» INSTRUCTIONS TO FOLLOW:
Reproduce exactly the lines below, from the first one through the line containing "21, 18, 10];", and omit any pictures.

********

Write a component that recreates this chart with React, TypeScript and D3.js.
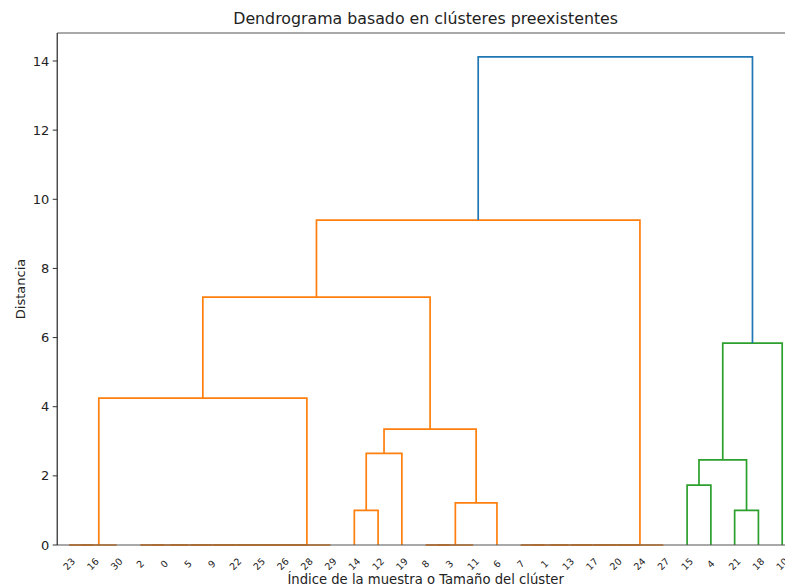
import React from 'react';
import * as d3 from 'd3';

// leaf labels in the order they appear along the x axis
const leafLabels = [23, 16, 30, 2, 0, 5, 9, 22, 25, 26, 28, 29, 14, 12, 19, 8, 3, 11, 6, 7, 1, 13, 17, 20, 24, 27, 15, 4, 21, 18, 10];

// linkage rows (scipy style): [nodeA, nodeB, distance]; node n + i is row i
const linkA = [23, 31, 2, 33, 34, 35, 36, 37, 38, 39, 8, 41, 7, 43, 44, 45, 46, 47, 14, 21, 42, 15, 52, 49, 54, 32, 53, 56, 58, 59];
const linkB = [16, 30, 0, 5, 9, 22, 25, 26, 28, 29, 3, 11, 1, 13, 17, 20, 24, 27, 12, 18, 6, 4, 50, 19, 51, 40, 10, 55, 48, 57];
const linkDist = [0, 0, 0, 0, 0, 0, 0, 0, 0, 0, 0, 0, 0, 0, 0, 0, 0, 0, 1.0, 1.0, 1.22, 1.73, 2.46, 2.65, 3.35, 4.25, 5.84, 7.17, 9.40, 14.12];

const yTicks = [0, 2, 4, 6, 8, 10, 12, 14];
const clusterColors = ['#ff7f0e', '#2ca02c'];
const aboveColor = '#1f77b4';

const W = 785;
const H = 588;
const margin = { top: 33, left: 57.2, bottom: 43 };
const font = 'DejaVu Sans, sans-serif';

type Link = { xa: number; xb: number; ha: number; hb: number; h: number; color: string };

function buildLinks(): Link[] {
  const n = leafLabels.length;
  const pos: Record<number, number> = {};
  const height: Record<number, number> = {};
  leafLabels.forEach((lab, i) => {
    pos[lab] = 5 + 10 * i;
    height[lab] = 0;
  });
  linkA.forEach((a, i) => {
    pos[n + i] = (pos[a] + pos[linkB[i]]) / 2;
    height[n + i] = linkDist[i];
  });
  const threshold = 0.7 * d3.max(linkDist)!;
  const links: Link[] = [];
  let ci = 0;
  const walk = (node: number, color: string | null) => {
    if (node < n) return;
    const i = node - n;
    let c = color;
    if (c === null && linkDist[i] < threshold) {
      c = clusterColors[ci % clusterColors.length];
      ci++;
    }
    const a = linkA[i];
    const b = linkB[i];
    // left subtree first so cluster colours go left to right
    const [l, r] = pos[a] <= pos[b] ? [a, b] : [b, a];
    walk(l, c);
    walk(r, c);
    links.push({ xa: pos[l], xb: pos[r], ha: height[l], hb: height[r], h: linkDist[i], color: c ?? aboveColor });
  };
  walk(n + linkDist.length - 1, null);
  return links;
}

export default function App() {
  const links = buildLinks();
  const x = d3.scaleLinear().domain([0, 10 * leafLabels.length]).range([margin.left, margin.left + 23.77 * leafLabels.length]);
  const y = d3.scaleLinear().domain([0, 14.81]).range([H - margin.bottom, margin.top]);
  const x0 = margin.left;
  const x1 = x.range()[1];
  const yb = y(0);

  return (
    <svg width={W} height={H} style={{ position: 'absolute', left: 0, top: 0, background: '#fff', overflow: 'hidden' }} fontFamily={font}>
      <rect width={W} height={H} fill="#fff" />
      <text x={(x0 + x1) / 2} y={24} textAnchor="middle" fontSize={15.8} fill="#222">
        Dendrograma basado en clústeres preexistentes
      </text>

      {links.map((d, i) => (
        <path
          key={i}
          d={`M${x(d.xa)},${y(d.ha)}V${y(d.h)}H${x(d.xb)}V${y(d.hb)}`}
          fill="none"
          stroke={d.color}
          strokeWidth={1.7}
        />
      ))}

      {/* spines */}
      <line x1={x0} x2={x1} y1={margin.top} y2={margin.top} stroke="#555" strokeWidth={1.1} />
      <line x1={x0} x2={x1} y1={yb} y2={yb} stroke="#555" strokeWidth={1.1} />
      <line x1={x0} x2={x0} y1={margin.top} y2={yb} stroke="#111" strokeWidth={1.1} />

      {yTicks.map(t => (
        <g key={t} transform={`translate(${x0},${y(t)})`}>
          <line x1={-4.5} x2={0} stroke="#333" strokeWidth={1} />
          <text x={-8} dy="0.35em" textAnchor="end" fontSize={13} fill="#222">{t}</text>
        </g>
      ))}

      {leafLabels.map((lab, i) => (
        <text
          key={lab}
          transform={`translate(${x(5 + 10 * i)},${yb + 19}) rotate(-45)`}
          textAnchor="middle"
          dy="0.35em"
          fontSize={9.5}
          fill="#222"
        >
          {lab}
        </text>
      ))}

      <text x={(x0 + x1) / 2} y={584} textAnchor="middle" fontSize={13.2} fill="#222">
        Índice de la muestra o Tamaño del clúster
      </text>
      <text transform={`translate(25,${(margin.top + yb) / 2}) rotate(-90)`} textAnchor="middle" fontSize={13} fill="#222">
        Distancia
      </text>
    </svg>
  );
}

********

» PROBLEM SOLUTION:
Write a component that recreates this chart with React, TypeScript and D3.js.
import React from 'react';
import * as d3 from 'd3';

// leaf labels in the order they appear along the x axis
const leafLabels = [23, 16, 30, 2, 0, 5, 9, 22, 25, 26, 28, 29, 14, 12, 19, 8, 3, 11, 6, 7, 1, 13, 17, 20, 24, 27, 15, 4, 21, 18, 10];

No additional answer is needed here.